Modern life encourages constant accessibility. Messages arrive anytime. Work extends into personal time. Social expectations become overwhelming. People feel guilty resting or saying no.
But emotionally healthy routines require boundaries too.
Turning off notifications temporarily. Spending time offline. Protecting rest without guilt. Choosing relationships and environments that create peace instead of constant emotional exhaustion.
These choices may appear small.
But they shape mental wellbeing profoundly.
Because grounding yourself often means deciding what deserves access to your attention and emotional energy.
The Beauty of Ordinary Rituals
Perhaps the most important thing about grounding rituals is that they make ordinary life feel meaningful again.
Modern culture constantly pushes people toward bigger achievements, faster results, and endless self-improvement. But grounding reminds people that peace often exists inside simple moments already available daily.

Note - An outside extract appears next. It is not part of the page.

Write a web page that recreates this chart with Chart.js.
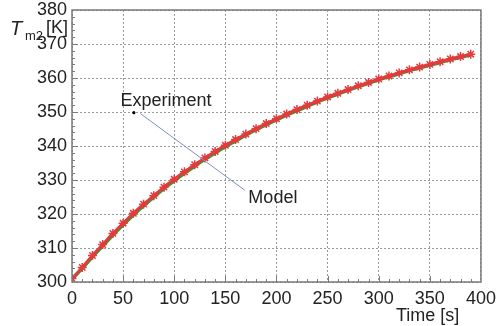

Sunlight through the windows early in the morning.
Music during long drives.
Fresh laundry.
Conversations with family.
Coffee is prepared slowly.
Quiet evenings after difficult days.
Watching rain fall outside.
These moments matter because they reconnect people to humanity beyond performance.
And maybe that is what people are truly searching for now.
Not perfection.
Not endless productivity.
But the feeling of being emotionally present inside their own lives again.
Staying Human in a Fast World
So what habits or rituals help people stay grounded amid the fast pace of modern life?
Perhaps the answer is deeply personal.
Some find grounding through faith.
Others through family.
Nature.
Movement.
Cooking.
Silence.
Creativity.
Routine.
But at the heart of all these rituals is the same desire:
To remain connected to yourself in a world constantly trying to pull your attention elsewhere.
Because modern life will probably continue moving quickly.
Technology will evolve. Expectations will grow. Noise will remain constant.
But grounding rituals remind people they still deserve moments of slowness, presence, and emotional clarity within all of it.
And perhaps staying grounded today is not about escaping modern life entirely.
It is about learning how to remain human while living through it.